ROS-based integration of smart space and mobile robot as internet of robotic things [pdf] [code]
The Internet of Robotic Things is a concept that is rapidly gaining traction in the robotics industry. As the field of robotics advances, one of the obstacles to its widespread adoption remains the high cost of purchasing and maintaining robot. Although the gap is continuously closing, robots these days cannot make decisions with the efficiency that humans can. People are spatially aware, and we can perceive and understand changes in the environment that robots are not capable of. This paper attempts to propose how a smart space can be implemented to increase the spatial awareness of a robot by providing more data to make better informed decisions. We focus on using the Robot Operating System (ROS) as a framework to integrate Smart Space and a mobile robot to expand the robots sensory information and make collision avoidance decisions.

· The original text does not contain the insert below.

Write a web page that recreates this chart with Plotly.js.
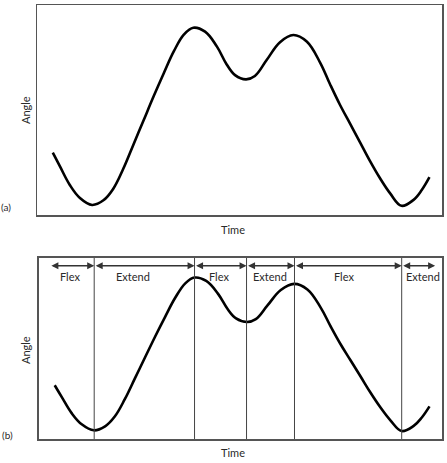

Moving vehicle detection in wide area motion imagery (WAMI) [code]
This project aims to detect and track very small moving vehicles in high altitude wide area motion images. CenterTrack algorithm was trained on moving vehicles in WPAFB 2009 dataset and results were compared with state of the art. The trained algorithm was found 8 times faster than the existing algorithms while achieving similar accuracy.